As Liu I-chen noted in a November 2024 article for The Diplomat, Israel is often cited as a model for Taiwan. Because Israel spends more than 5 percent of its GDP on defense, that number has become an often-raised target for Taiwan. Yet Israel’s total government spending was between 36 percent to 44 percent of GDP between 2018 and 2024 – several times that of Taiwan to begin with. Taiwan’s total government spending is only 13.7 percent of its GDP, which is significantly less than other OECD nations.

It is also worth noting that not all defense-related budgetary items are classified as defense spending. For example, the Ministry of Digital Affairs (MODA) has the responsibility to fend off cyberattacks on government systems; monitor for and defend against attacks on the electricity grid, water system, stock market, and telecommunications; and maintain critical infrastructure that would be targeted by China in wartime such as submarine cables. Yet its budget is not traditionally considered as “defense spending” by Taiwan.

In one version of the cuts proposed by the KMT, the MODA’s budget would have been reduced to 1 Taiwanese dollar. MODA’s funding was ultimately reduced by 40 percent. 

Indeed, the wide-ranging cuts called for by the KMT will significantly impact social services in Taiwan, with warnings that everything from the ability to order train tickets online to subsidies for education and social housing and funding for public television will be affected. While anger over the end of such services has the potential to turn the public against the KMT, the party is likely betting that the public will blame the DPP-controlled central government for the deterioration in public services. 

In this context, it’s unlikely that the DPP would entertain the thought of committing electoral suicide by reducing all social services in favor of increasing defense spending.
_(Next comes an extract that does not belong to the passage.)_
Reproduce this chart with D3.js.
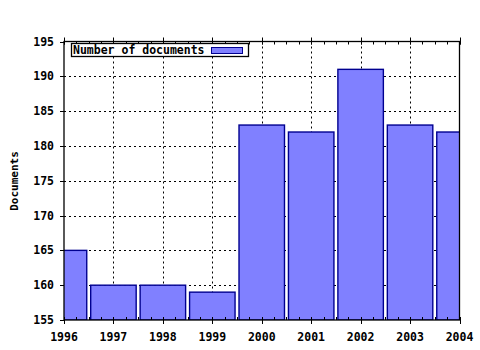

However, Lai’s recent comments suggest a potential path forward.

The DPP has signaled it will be proposing special budgets to prevent a deterioration in either Taiwan’s defense budget or social services – or at least force the KMT to take full ownership of refusing funding for specific purpose. Beyond defense spending, Lai has stated that he will use special budgets to seek funding for subsidies for education, childcare, and maintaining conditions for the continued development of industry. 

To pay for this, Lai would draw on record windfall in terms of tax revenue for the government. Taiwan experienced a three-year high in GDP growth this year, bringing in NT$497.2 billion more in taxes than budgeted for by the government. This windfall seems to counter the KMT’s claims that government budget cuts are necessary. The KMT has called for the extra tax revenue to be returned to the public in the form of cash hand-outs rather than be used for government spending. 

At the same time, the public is increasingly becoming aware of Trump’s demands against Taiwan. Trump’s calls for Taiwan to increase its defense budget may not be the most compelling example for Taiwanese, as calls for Taiwan to increase its military spending are sometimes read as the DPP leaning into the China threat as part of its electioneering. 

Rather, the greatest amount of media in Taiwan reporting on Trump has centered on his threat of tariffs against Taiwanese semiconductors. The U.S. president has repeatedly alleged that Taiwan “stole” the U.S. semiconductor industry and now must be punished using tariffs to induce the semiconductor industry to return to the United States. Although Taiwanese semiconductor manufacturing giant TSMC built a fab in Arizona under the Biden administration – raising fears in Taiwan about the loss of critical IP that keeps the world dependent on Taiwanese semiconductors – this has evidently not placated Trump. 

With the United States under Trump seen as increasingly likely to suddenly turn on Taiwan, then, this raises the stakes regarding the battle over Taiwan’s defense budget. But the budget question remains at an impasse, with neither the DPP nor the KMT likely to move.